Faust
Cherchant en vain la localisation de l’âme au sein du corps humain, le docteur Faust (Johannes Zeiler), avide de savoir mais nécessiteux, va errer dans les ruelles de son village, bourgade coincée entre Moyen‑âge et Lumières, en compagnie du Diable, ici usurier et prêteur sur gages difforme et grotesque (Anton Adasinsky)…
La séduction est l’un des plus fameux pouvoirs du Malin, et Aleksandr Sokurov semble en avoir pris acte pour modeler sa relecture du Faust de Goethe, Lion d’or à Venise 2011. Car, de prime abord, on est charmé par les atours de cette œuvre au format étrange (carré aux coins arrondis), faite de clairs‑obscurs, d’anamorphoses, de compositions picturales et de gammes chromatiques convoquant Bosch, Bruegel, Rembrandt ou encore Altdorfer (d’ailleurs, la première séquence, survol à travers les nuages d’un village lové au creux des montagnes, reprend ouvertement la structure du tableau La bataille d’Alexandre de ce dernier). Très vite, on est ensorcelé.

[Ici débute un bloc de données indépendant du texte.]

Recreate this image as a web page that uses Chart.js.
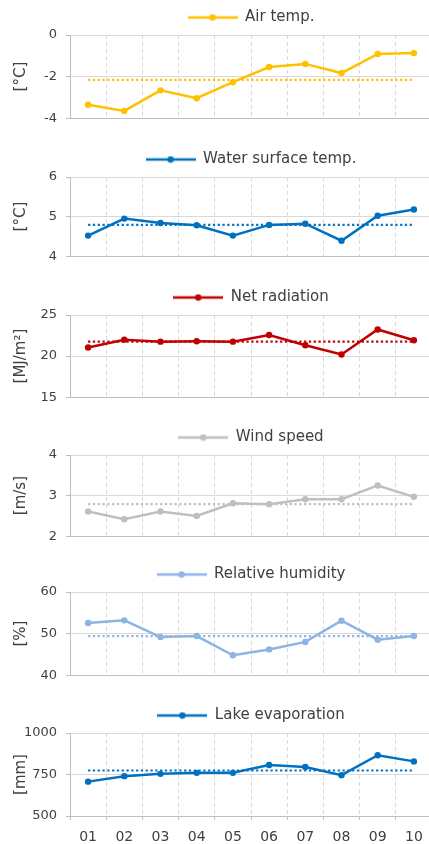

Puis, certains éléments viennent de temps à autre rompre le charme, comme cette séquence dans l’Église, à la lumière aveuglante et aux contrastes très poussés. Le directeur photo Bruno Delbonnel (qui s’est fait connaître pour son travail sur Le fabuleux destin d’Amélie Poulain, avant d'œuvrer sur Dark Shadows de Tim Burton et Harry Potter et le prince de Sang-Mêlé) évoquait d'ailleurs dans une interview à Libération la retouche de couleurs et autres interventions numériques en postproduction sur le film. Sokurov, qui reconnaît son aversion pour la technologie, dépasse donc ici cette répulsion pour un résultat paradoxal, imagerie hybride quelque part entre les classiques de la peinture précités et la modernité du grain numérique, très lisse.
Mais, au‑delà de l’opposition basique entre les techniques de cinéma « à l’ancienne » et contemporaine, que nous proposent, sous la patine, cette succession de tableaux et ces redoutables artifices ? Voulu comme l’ultime volet de sa tétralogie sur le pouvoir (composée de Moloch, Taurus et Le soleil, et s’intéressant respectivement aux figures de Hitler, Lénine et Staline, puis Hiro‑Hito), Faust vu par Sokurov semble engoncé dans son processus de citation, glorifiant et restituant une beauté académique mais délaissant le potentiel d’universalité de son sujet : l’insatisfaction perpétuelle de l’homme tourmenté par sa propre condition, celle d’un animal éveillé et conscient de son caractère éphémère et de sa putrescibilité.
Gardant sous clef ses mystères, ce Faust, qui délivre par bribes quelques moments de grâce (notamment la scène de l’homoncule, réplique miniature d’un être humain en alchimie, qui est ici une créature lunaire et fragile victime de la négligence de l’homme), tient à distance le spectateur, étranger aux émotions qui traversent le héros ‑dont la passion amoureuse pour la diaphane Margarete (Isolda Dychauk)‑, alors que cet homme est justement censé nous servir de reflet.